• SUPPLIED INFORMATION

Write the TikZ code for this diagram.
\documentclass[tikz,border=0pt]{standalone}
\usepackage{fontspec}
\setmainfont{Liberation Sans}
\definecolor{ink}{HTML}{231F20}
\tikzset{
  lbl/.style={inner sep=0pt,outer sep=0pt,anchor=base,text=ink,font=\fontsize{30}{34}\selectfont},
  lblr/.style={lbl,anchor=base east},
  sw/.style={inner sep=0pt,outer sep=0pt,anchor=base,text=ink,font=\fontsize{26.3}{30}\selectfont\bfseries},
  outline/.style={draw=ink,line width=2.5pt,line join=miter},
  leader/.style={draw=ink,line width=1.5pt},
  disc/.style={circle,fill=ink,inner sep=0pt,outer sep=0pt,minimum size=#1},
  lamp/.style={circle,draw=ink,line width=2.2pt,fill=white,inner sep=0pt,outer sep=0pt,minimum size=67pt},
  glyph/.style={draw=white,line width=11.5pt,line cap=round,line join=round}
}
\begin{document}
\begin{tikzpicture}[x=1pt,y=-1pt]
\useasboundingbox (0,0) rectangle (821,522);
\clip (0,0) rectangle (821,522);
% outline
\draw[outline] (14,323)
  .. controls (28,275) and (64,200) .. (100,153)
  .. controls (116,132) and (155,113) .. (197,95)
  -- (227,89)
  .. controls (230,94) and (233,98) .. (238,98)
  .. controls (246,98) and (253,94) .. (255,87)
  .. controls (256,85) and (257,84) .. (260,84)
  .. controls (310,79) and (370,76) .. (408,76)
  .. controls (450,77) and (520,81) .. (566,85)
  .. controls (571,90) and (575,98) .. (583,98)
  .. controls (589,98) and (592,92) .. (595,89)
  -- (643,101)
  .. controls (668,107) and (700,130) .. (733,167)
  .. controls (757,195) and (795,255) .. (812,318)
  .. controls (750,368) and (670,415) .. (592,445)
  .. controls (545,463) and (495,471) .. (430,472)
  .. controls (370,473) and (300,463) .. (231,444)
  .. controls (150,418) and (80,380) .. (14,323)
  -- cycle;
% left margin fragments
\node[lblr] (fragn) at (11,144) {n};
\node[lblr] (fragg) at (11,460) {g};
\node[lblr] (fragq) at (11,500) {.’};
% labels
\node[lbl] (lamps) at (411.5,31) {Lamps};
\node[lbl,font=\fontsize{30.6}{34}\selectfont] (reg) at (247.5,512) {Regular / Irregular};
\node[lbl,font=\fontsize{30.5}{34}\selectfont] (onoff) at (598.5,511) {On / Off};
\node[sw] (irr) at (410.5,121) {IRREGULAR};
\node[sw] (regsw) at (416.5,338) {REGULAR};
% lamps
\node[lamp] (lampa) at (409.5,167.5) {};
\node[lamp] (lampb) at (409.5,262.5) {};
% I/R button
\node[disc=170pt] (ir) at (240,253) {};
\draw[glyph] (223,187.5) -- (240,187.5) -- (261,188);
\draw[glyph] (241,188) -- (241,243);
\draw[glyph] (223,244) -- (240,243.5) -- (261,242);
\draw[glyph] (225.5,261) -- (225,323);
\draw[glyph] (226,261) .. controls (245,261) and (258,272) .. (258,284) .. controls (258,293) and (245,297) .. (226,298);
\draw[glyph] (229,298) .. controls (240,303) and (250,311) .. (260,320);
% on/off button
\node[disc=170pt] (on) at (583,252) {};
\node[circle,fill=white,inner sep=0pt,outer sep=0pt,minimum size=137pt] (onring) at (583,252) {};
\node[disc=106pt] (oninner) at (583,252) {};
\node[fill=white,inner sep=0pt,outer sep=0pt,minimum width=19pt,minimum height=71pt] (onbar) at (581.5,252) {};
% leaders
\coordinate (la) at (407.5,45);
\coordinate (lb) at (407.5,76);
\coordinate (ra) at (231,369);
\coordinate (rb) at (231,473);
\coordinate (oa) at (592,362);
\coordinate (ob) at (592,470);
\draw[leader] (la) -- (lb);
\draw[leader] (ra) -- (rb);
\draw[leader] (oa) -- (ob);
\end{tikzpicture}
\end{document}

• SET PROBLEM
Restate the listing above word for word.

• RESULT BELOW
Write the TikZ code for this diagram.
\documentclass[tikz,border=0pt]{standalone}
\usepackage{fontspec}
\setmainfont{Liberation Sans}
\definecolor{ink}{HTML}{231F20}
\tikzset{
  lbl/.style={inner sep=0pt,outer sep=0pt,anchor=base,text=ink,font=\fontsize{30}{34}\selectfont},
  lblr/.style={lbl,anchor=base east},
  sw/.style={inner sep=0pt,outer sep=0pt,anchor=base,text=ink,font=\fontsize{26.3}{30}\selectfont\bfseries},
  outline/.style={draw=ink,line width=2.5pt,line join=miter},
  leader/.style={draw=ink,line width=1.5pt},
  disc/.style={circle,fill=ink,inner sep=0pt,outer sep=0pt,minimum size=#1},
  lamp/.style={circle,draw=ink,line width=2.2pt,fill=white,inner sep=0pt,outer sep=0pt,minimum size=67pt},
  glyph/.style={draw=white,line width=11.5pt,line cap=round,line join=round}
}
\begin{document}
\begin{tikzpicture}[x=1pt,y=-1pt]
\useasboundingbox (0,0) rectangle (821,522);
\clip (0,0) rectangle (821,522);
% outline
\draw[outline] (14,323)
  .. controls (28,275) and (64,200) .. (100,153)
  .. controls (116,132) and (155,113) .. (197,95)
  -- (227,89)
  .. controls (230,94) and (233,98) .. (238,98)
  .. controls (246,98) and (253,94) .. (255,87)
  .. controls (256,85) and (257,84) .. (260,84)
  .. controls (310,79) and (370,76) .. (408,76)
  .. controls (450,77) and (520,81) .. (566,85)
  .. controls (571,90) and (575,98) .. (583,98)
  .. controls (589,98) and (592,92) .. (595,89)
  -- (643,101)
  .. controls (668,107) and (700,130) .. (733,167)
  .. controls (757,195) and (795,255) .. (812,318)
  .. controls (750,368) and (670,415) .. (592,445)
  .. controls (545,463) and (495,471) .. (430,472)
  .. controls (370,473) and (300,463) .. (231,444)
  .. controls (150,418) and (80,380) .. (14,323)
  -- cycle;
% left margin fragments
\node[lblr] (fragn) at (11,144) {n};
\node[lblr] (fragg) at (11,460) {g};
\node[lblr] (fragq) at (11,500) {.’};
% labels
\node[lbl] (lamps) at (411.5,31) {Lamps};
\node[lbl,font=\fontsize{30.6}{34}\selectfont] (reg) at (247.5,512) {Regular / Irregular};
\node[lbl,font=\fontsize{30.5}{34}\selectfont] (onoff) at (598.5,511) {On / Off};
\node[sw] (irr) at (410.5,121) {IRREGULAR};
\node[sw] (regsw) at (416.5,338) {REGULAR};
% lamps
\node[lamp] (lampa) at (409.5,167.5) {};
\node[lamp] (lampb) at (409.5,262.5) {};
% I/R button
\node[disc=170pt] (ir) at (240,253) {};
\draw[glyph] (223,187.5) -- (240,187.5) -- (261,188);
\draw[glyph] (241,188) -- (241,243);
\draw[glyph] (223,244) -- (240,243.5) -- (261,242);
\draw[glyph] (225.5,261) -- (225,323);
\draw[glyph] (226,261) .. controls (245,261) and (258,272) .. (258,284) .. controls (258,293) and (245,297) .. (226,298);
\draw[glyph] (229,298) .. controls (240,303) and (250,311) .. (260,320);
% on/off button
\node[disc=170pt] (on) at (583,252) {};
\node[circle,fill=white,inner sep=0pt,outer sep=0pt,minimum size=137pt] (onring) at (583,252) {};
\node[disc=106pt] (oninner) at (583,252) {};
\node[fill=white,inner sep=0pt,outer sep=0pt,minimum width=19pt,minimum height=71pt] (onbar) at (581.5,252) {};
% leaders
\coordinate (la) at (407.5,45);
\coordinate (lb) at (407.5,76);
\coordinate (ra) at (231,369);
\coordinate (rb) at (231,473);
\coordinate (oa) at (592,362);
\coordinate (ob) at (592,470);
\draw[leader] (la) -- (lb);
\draw[leader] (ra) -- (rb);
\draw[leader] (oa) -- (ob);
\end{tikzpicture}
\end{document}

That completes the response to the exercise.